Exercise requirements.
Please transcribe the listing below in full and word for word, without its pictures.

Stored data.
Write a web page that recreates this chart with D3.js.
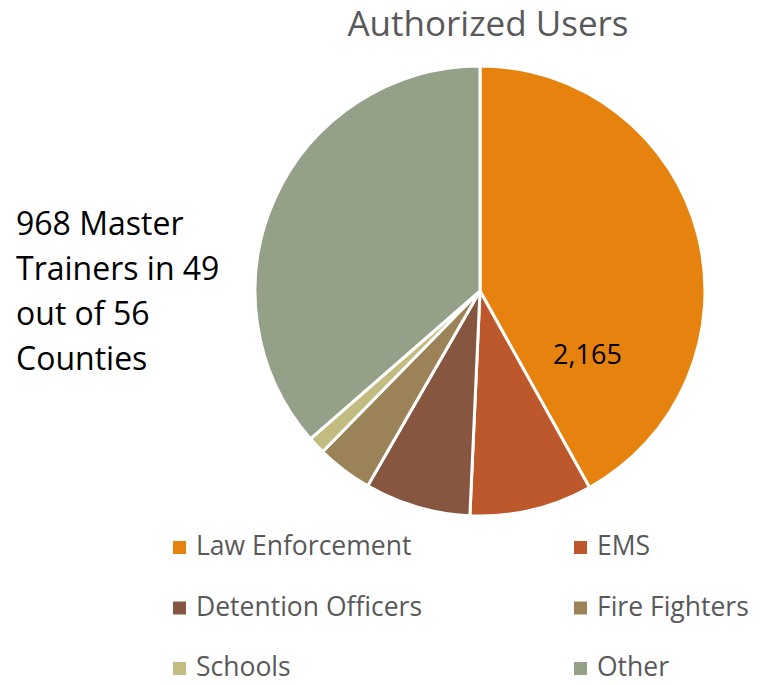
<!DOCTYPE html>
<html>
<head>
<meta charset="utf-8">
<script src="https://cdn.jsdelivr.net/npm/d3@7"></script>
<style>
  body { margin: 0; background: #fff; }
  svg { display: block; font-family: "Open Sans", Lato, sans-serif; }
</style>
</head>
<body>
<svg id="chart"></svg>
<script>
var categories = ["Law Enforcement", "EMS", "Detention Officers", "Fire Fighters", "Schools", "Other"];
var users = [2165, 455, 393, 207, 65, 1881];
var colors = ["#E6830F", "#BD582C", "#865640", "#9B8357", "#C2BC80", "#94A088"];
var noteLines = ["968 Master", "Trainers in 49", "out of 56", "Counties"];
var chartTitle = "Authorized Users";

var width = 763, height = 685;
var cx = 480, cy = 291, radius = 225;

var svg = d3.select('#chart')
    .attr("width", width)
    .attr("height", height);

// title
svg.append('text')
    .attr('x', 488)
    .attr('y', 36)
    .attr('text-anchor', 'middle')
    .attr('fill', '#595959')
    .style('font-size', '35px')
    .text(chartTitle);

var data = categories.map(function (c, i) {
    return {name: c, value: users[i], color: colors[i]};
});

var pie = d3.pie()
    .sort(null)
    .value(function (d) { return d.value; });

var arc = d3.arc()
    .innerRadius(0)
    .outerRadius(radius);

var pieArea = svg.append('g')
    .attr("transform", `translate(${cx},${cy})`);

var arcs = pie(data);

pieArea.selectAll('path')
    .data(arcs)
    .enter()
    .append('path')
    .attr('d', arc)
    .attr('fill', function (d) { return d.data.color; })
    .attr('stroke', 'white')
    .attr('stroke-width', 3)
    .attr('stroke-linejoin', 'round');

// only the first slice carries a label (best-fit position)
var first = arcs[0];
var labelAngle = first.startAngle + (first.endAngle - first.startAngle) * 0.8;
var labelPos = d3.pointRadial(labelAngle, 125);
pieArea.append('text')
    .attr('x', labelPos[0])
    .attr('y', labelPos[1])
    .attr('dy', '0.35em')
    .attr('text-anchor', 'middle')
    .attr('fill', '#000')
    .style('font-size', '27px')
    .text(d3.format(",")(first.data.value));

// side note
svg.append('g').selectAll('text')
    .data(noteLines)
    .enter()
    .append('text')
    .attr('x', 16)
    .attr('y', function (d, i) { return 235 + i * 45; })
    .attr('fill', '#000')
    .style('font-size', '32px')
    .text(function (d) { return d; });

// legend, two columns
var legend = svg.append('g').selectAll('g')
    .data(data)
    .enter()
    .append('g')
    .attr('transform', function (d, i) {
        var col = i % 2, row = Math.floor(i / 2);
        return `translate(${col === 0 ? 173 : 574},${555 + row * 60.5})`;
    });

legend.append('rect')
    .attr('x', 0)
    .attr('y', -14)
    .attr('width', 13)
    .attr('height', 13)
    .attr('fill', function (d) { return d.color; });

legend.append('text')
    .attr('x', 23)
    .attr('y', 0)
    .attr('fill', '#595959')
    .style('font-size', '26.5px')
    .text(function (d) { return d.name; });
</script>
</body>
</html>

Correct result.
Write a web page that recreates this chart with D3.js.
<!DOCTYPE html>
<html>
<head>
<meta charset="utf-8">
<script src="https://cdn.jsdelivr.net/npm/d3@7"></script>
<style>
  body { margin: 0; background: #fff; }
  svg { display: block; font-family: "Open Sans", Lato, sans-serif; }
</style>
</head>
<body>
<svg id="chart"></svg>
<script>
var categories = ["Law Enforcement", "EMS", "Detention Officers", "Fire Fighters", "Schools", "Other"];
var users = [2165, 455, 393, 207, 65, 1881];
var colors = ["#E6830F", "#BD582C", "#865640", "#9B8357", "#C2BC80", "#94A088"];
var noteLines = ["968 Master", "Trainers in 49", "out of 56", "Counties"];
var chartTitle = "Authorized Users";

var width = 763, height = 685;
var cx = 480, cy = 291, radius = 225;

var svg = d3.select('#chart')
    .attr("width", width)
    .attr("height", height);

// title
svg.append('text')
    .attr('x', 488)
    .attr('y', 36)
    .attr('text-anchor', 'middle')
    .attr('fill', '#595959')
    .style('font-size', '35px')
    .text(chartTitle);

var data = categories.map(function (c, i) {
    return {name: c, value: users[i], color: colors[i]};
});

var pie = d3.pie()
    .sort(null)
    .value(function (d) { return d.value; });

var arc = d3.arc()
    .innerRadius(0)
    .outerRadius(radius);

var pieArea = svg.append('g')
    .attr("transform", `translate(${cx},${cy})`);

var arcs = pie(data);

pieArea.selectAll('path')
    .data(arcs)
    .enter()
    .append('path')
    .attr('d', arc)
    .attr('fill', function (d) { return d.data.color; })
    .attr('stroke', 'white')
    .attr('stroke-width', 3)
    .attr('stroke-linejoin', 'round');

// only the first slice carries a label (best-fit position)
var first = arcs[0];
var labelAngle = first.startAngle + (first.endAngle - first.startAngle) * 0.8;
var labelPos = d3.pointRadial(labelAngle, 125);
pieArea.append('text')
    .attr('x', labelPos[0])
    .attr('y', labelPos[1])
    .attr('dy', '0.35em')
    .attr('text-anchor', 'middle')
    .attr('fill', '#000')
    .style('font-size', '27px')
    .text(d3.format(",")(first.data.value));

// side note
svg.append('g').selectAll('text')
    .data(noteLines)
    .enter()
    .append('text')
    .attr('x', 16)
    .attr('y', function (d, i) { return 235 + i * 45; })
    .attr('fill', '#000')
    .style('font-size', '32px')
    .text(function (d) { return d; });

// legend, two columns
var legend = svg.append('g').selectAll('g')
    .data(data)
    .enter()
    .append('g')
    .attr('transform', function (d, i) {
        var col = i % 2, row = Math.floor(i / 2);
        return `translate(${col === 0 ? 173 : 574},${555 + row * 60.5})`;
    });

legend.append('rect')
    .attr('x', 0)
    .attr('y', -14)
    .attr('width', 13)
    .attr('height', 13)
    .attr('fill', function (d) { return d.color; });

legend.append('text')
    .attr('x', 23)
    .attr('y', 0)
    .attr('fill', '#595959')
    .style('font-size', '26.5px')
    .text(function (d) { return d.name; });
</script>
</body>
</html>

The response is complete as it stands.